Cotton is imported by Russia from Central Asia’s countries and Azerbaijan. Until two years ago, nearly half of Central Asian cotton came into Russia though third-party countries, mainly Latvia. In 2006, more than 99% of supplies were realized directly from cotton growing countries. Uzbekistan’s share in the imports pattern is gradually declining, ceding its place to cotton of other CIS countries. In Uzbekistan, trade in cotton is being controlled by the government, causing certain inconveniences to buyers. First of all, there is a complicated payment system, and it is impossible to buy cotton in small lots. Now, many Russian traders are preferring to buy cotton in Kyrgyzstan, Tadjikistan or Kazakhstan. Nevertheless, Uzbekistan continues to remain a major cotton supplier for Russia.

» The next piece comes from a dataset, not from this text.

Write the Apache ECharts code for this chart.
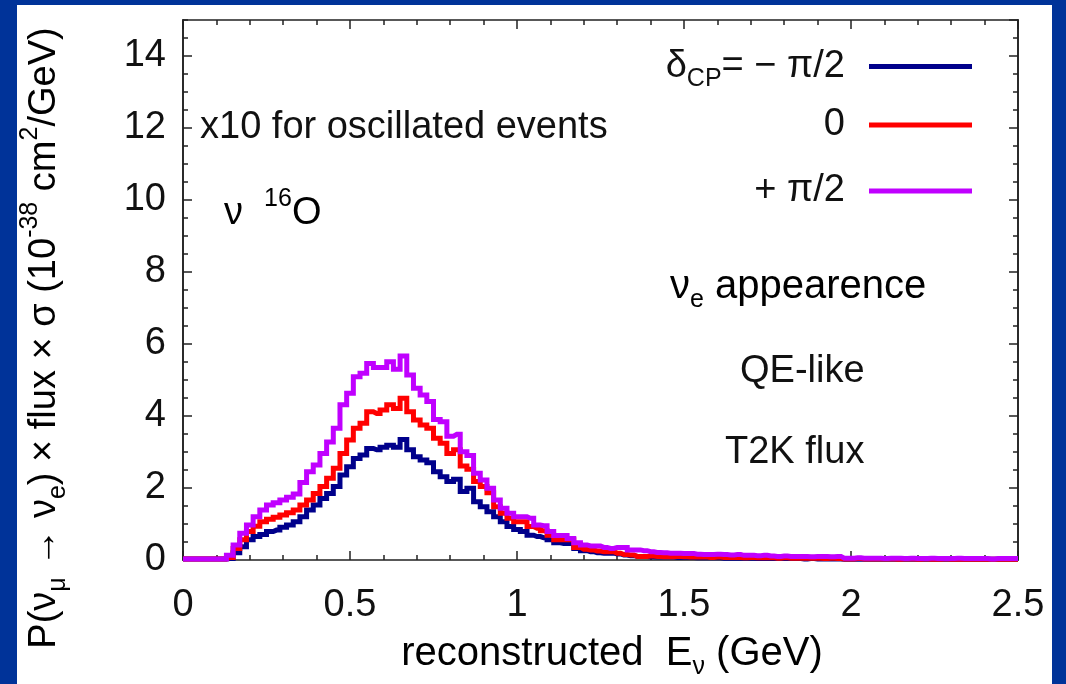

During the proliferation of the USSR, production capacities for cotton yarn were mostly located in Russia. Central Asian republics supplied mainly raw cotton to Russian spinning mills, and only a small part of cotton crop was processed at local textile factories. After the break-up of the USSR, Central Asian states were practically without production base. At the spinning mills “inherited” from the USSR-era, low quality yarn was produced due to the lack of funds for modernized production. In recent years, investments realized in the textile industries of Uzbekistan, Turkmenistan and Kazakhstan yielded positive results. The quality of yarn produced has improved, but the price remains lower than in Russia due to the low cost of manpower.
Many Russian weaving and knitting mills are increasingly processing yarn originating from Uzbekistan and other Central Asian countries, while it is getting harder for Russian spinners to preserve their position in the domestic market. In recent years, there has been a gradual decrease in yarn production in Russia, dropping 11% between 2003 and 2006. The production of cotton fabric, representing about 80% of Russia’s total fabric output, is developing more stably, with a fall of around 5% between 2003 and 2006. Decrease in production results from the restructuring of small, unprofitable textile mills. Such a “reorganization” is thought necessary for a recovery of the industry.
Until recently, the state did not offer practical support to enterprises of the textile industry. However, numerous appeals from labor union organizations to governing bodies of the country, long at last, have yielded the first results, which can be summarized as follows:
• The government has allocated funds for partial compensation for the cost of credits obtained by enterprises for raw materials and equipment;
• Duties on imports of textile machinery have been temporarily abolished;
• Administrative measures have been imposed for “grey” imports restraint;
• A development program for the textile industries is being worked out at the government level.
Anna Mitrofanova is Director of the Anitex Agency.